• _Request_: Report the number of lines containing "Write", with no other words.

• _Supplied data_:
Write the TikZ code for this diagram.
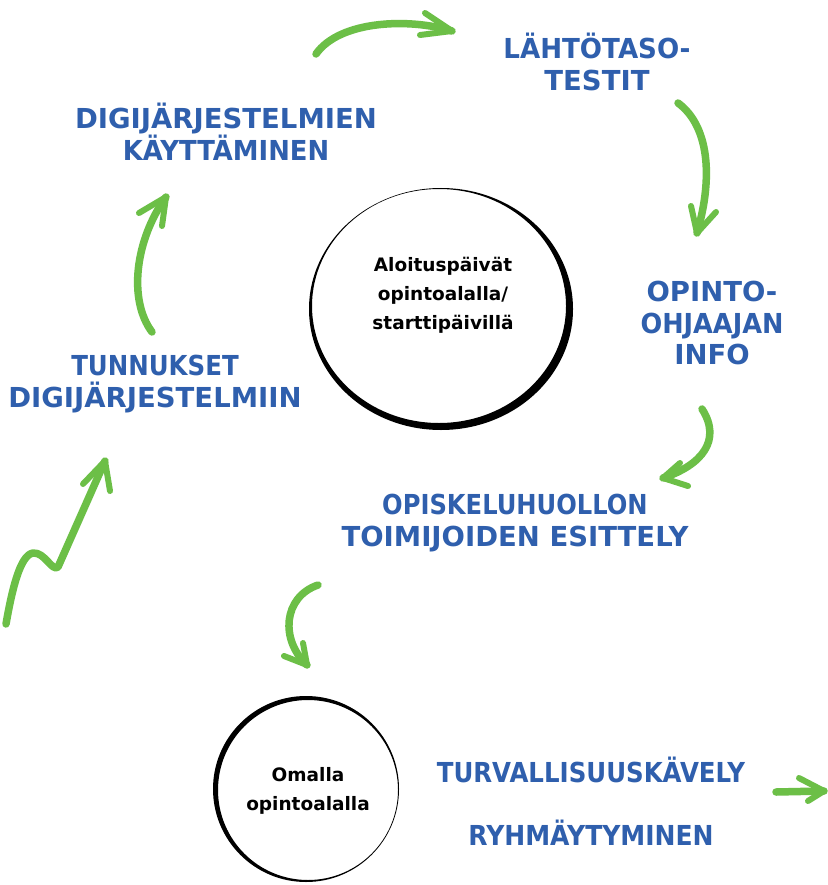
* * *
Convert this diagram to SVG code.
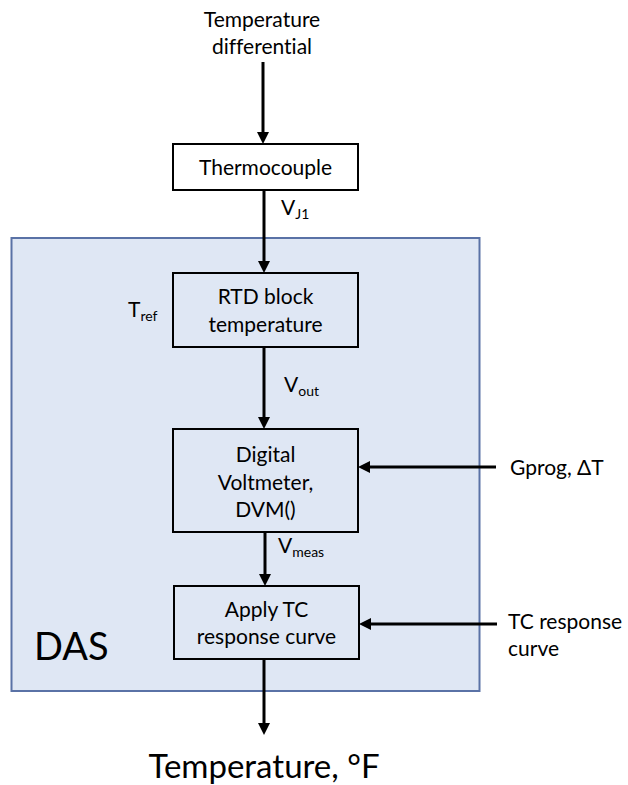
* * *
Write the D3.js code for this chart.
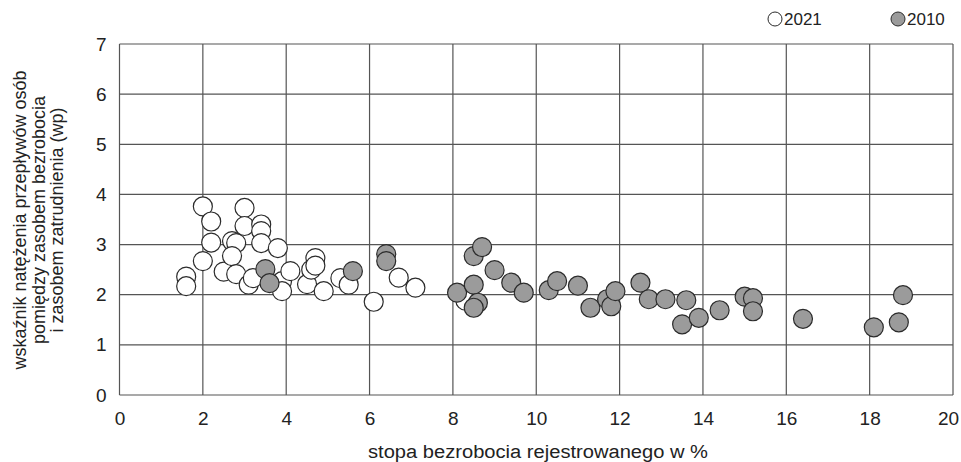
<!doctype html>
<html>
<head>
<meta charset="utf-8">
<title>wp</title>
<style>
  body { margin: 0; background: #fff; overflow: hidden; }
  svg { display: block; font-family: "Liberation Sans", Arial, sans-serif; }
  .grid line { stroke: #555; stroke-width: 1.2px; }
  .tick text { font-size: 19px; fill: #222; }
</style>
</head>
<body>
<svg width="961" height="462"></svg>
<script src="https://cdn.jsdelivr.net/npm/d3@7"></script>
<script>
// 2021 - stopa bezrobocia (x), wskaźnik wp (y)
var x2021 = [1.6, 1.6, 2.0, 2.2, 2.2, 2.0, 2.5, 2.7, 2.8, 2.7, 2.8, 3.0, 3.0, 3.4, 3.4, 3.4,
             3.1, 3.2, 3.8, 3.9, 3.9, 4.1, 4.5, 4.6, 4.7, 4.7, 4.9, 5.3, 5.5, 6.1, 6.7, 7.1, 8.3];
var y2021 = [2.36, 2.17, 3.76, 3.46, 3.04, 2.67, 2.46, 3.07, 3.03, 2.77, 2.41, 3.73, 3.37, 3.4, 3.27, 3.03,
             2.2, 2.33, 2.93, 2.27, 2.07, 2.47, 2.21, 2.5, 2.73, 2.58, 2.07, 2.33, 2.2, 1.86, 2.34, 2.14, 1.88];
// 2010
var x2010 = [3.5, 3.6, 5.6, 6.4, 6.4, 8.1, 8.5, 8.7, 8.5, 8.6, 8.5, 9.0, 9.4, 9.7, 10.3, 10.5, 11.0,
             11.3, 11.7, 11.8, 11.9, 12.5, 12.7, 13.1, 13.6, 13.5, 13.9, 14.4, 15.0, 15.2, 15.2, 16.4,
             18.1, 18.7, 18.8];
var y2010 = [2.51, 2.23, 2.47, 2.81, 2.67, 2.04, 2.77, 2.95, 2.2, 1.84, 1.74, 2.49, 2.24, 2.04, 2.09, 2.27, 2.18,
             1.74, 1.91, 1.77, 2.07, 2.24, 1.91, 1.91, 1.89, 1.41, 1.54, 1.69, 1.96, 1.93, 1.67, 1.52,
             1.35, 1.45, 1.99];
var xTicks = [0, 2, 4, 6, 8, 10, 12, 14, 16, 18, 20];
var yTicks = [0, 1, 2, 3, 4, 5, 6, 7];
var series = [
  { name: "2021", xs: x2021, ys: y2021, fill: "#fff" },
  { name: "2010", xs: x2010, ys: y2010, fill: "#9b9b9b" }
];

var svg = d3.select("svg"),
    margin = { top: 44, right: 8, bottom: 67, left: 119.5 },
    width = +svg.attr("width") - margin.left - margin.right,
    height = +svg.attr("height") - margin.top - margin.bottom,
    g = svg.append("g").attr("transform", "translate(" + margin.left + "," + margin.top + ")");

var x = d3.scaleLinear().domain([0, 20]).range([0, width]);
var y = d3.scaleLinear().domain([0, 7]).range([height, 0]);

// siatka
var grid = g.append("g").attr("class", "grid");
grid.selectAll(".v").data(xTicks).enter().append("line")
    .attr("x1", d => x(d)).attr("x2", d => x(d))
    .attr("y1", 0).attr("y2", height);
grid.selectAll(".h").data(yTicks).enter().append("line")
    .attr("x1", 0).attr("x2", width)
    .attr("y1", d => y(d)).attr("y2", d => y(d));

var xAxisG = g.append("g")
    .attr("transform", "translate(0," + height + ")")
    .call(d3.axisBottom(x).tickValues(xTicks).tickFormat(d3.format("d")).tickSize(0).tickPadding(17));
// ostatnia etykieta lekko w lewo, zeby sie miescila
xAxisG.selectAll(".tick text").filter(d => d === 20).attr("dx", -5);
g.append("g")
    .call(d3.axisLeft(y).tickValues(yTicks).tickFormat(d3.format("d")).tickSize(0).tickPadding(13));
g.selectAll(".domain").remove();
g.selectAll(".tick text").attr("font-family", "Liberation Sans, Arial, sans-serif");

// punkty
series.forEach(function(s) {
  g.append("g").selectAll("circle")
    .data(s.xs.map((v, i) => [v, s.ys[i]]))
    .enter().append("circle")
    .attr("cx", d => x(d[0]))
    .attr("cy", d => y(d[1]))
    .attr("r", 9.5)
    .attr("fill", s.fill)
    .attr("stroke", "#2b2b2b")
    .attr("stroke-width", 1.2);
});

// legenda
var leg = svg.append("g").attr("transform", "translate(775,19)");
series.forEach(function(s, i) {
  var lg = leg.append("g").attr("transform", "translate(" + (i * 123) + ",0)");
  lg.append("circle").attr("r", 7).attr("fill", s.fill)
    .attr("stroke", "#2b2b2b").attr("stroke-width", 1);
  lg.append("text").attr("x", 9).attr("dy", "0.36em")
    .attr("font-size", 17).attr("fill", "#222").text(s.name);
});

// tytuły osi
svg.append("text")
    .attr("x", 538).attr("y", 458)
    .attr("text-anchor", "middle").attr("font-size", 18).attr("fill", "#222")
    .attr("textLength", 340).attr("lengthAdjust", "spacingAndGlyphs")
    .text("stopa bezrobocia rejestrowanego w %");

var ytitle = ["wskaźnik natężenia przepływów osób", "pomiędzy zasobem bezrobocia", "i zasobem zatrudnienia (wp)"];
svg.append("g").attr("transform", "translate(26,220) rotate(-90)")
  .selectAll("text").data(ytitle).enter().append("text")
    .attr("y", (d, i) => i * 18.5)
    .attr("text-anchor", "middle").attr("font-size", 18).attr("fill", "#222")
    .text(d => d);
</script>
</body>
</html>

• _Final result_: 2